MBY 511:2 ‘Mav’ir’/lighting a fire and heating water on Yom Tov (part 2) Ed. Intro: Before reading this lesson, please review the previous one, which summarizes the halachic principles associated with kindling fire on Yom Tov. The next application of these principles involves preparing hot water for bathing. In addition to ‘mavir’/kindling, heating water also involves the melacha of ‘bishul’ – i.e. cooking the water. Our poskim have determined that the use of standard hot-tap water is tantamount to both kindling (i.e. enlarging) the fire and cooking the water. In addition, there is a general Rabbinic decree against bathing on Shabbos and Yom Tov – even when using water that has been heated beforehand, where no additional melacha is being done to obtain it. According to the Talmudic and Halachic sources, heating water on Yom Tov for the purpose of full-body bathing is prohibited, because the need is not regarded as ‘shaveh l’chol nefesh’ (universal). You may have heard people questioning the relevance of this ruling in modern times, but it remains uncertain whether these questions have validity. With Hashem’s help, in MBY, we attempt to provide a clear foundation of the halachic sources from the Shulchan Aruch and Mishnah Berura, and at times, from contemporary authors as well. We will attempt to do the same here; however, in the end, we must follow our Rabbanim for halachic guidance.

1) Based upon the principles of ‘ochel nefesh’, ‘mitoch’ and ‘shaveh l’chol nefesh’ (as defined in our previous lesson), it is permissible to heat up water on Yom Tov for the purpose of washing our face, hands and feet, (Ed. and, according to many authorities, other minor parts of the body as well, not to exceed a majority of the body in total.) This bathing should not be done inside of a bathing facility, such as bathtub or shower stall.
2) Even if one were to obtain water that was heated on Yom Tov - e.g. someone forgot and heated up the water in error, or the water was permissibly heated for cooking etc. – such that he is not doing any additional melacha, he would still be restricted from using that heated water for full-body (or majority) bathing. He would be limited to using the heated water for bathing in the same way as if he had heated it up himself. (Note: Certain leniencies may apply in this case for the bathing of young children.)
3) Even if one were to arrange for water to be heated prior to Yom Tov, he would still be restricted from using it for full-body (or majority) bathing, although there is a minority opinion which rules more leniently in this case. (Note: Once again, the leniencies for young children would apply here as well.)

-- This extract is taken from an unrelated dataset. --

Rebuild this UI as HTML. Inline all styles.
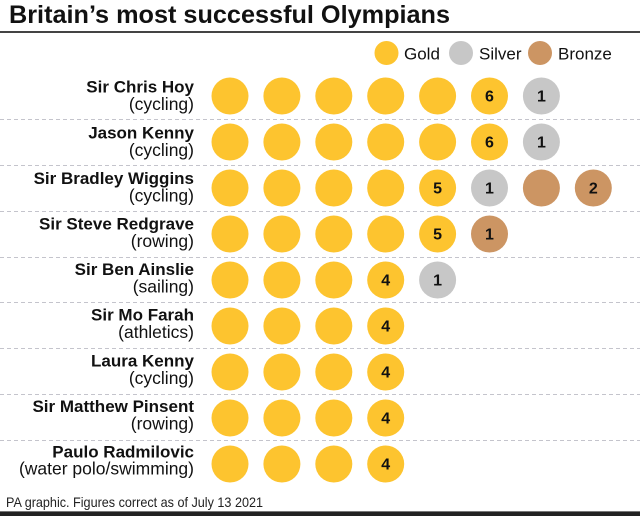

For additional clarification, we will quote from Rav Simcha Bunim Cohen’s “Summary of Laws” from The Laws of Yom Tov, p. 209-210:
- “It is prohibited to bathe or shower one’s entire body, or the majority of the body, in warm water on Yom tov, even if the water was heated up the day before. (Ed. This point is stated in our lesson.) - It is customary to refrain even from bathing or showering with cold water on Yom Tov.
- In cases of discomfort (e.g. a person is perspiring heavily), it is permitted to bathe or shower with cold water.
- It is permitted to wash the entire body one limb at a time with cold water or water heated before Yom Tov. However, it is forbidden to heat water or use tap water for this purpose.
- It is permitted to heat up water for the purpose of washing a minor part of the body.
- Washing any part of the body in a shower or bathtub is forbidden unless one is partly clothed.

In addition to restrictions on bathing per se, there are incidental activities which also present halachic challenges: Use of soap, use of washcloths and sponges, rubbing wet hair with a towel and brushing hair. These issues have been addressed in their respective lessons in Hilchos Shabbos.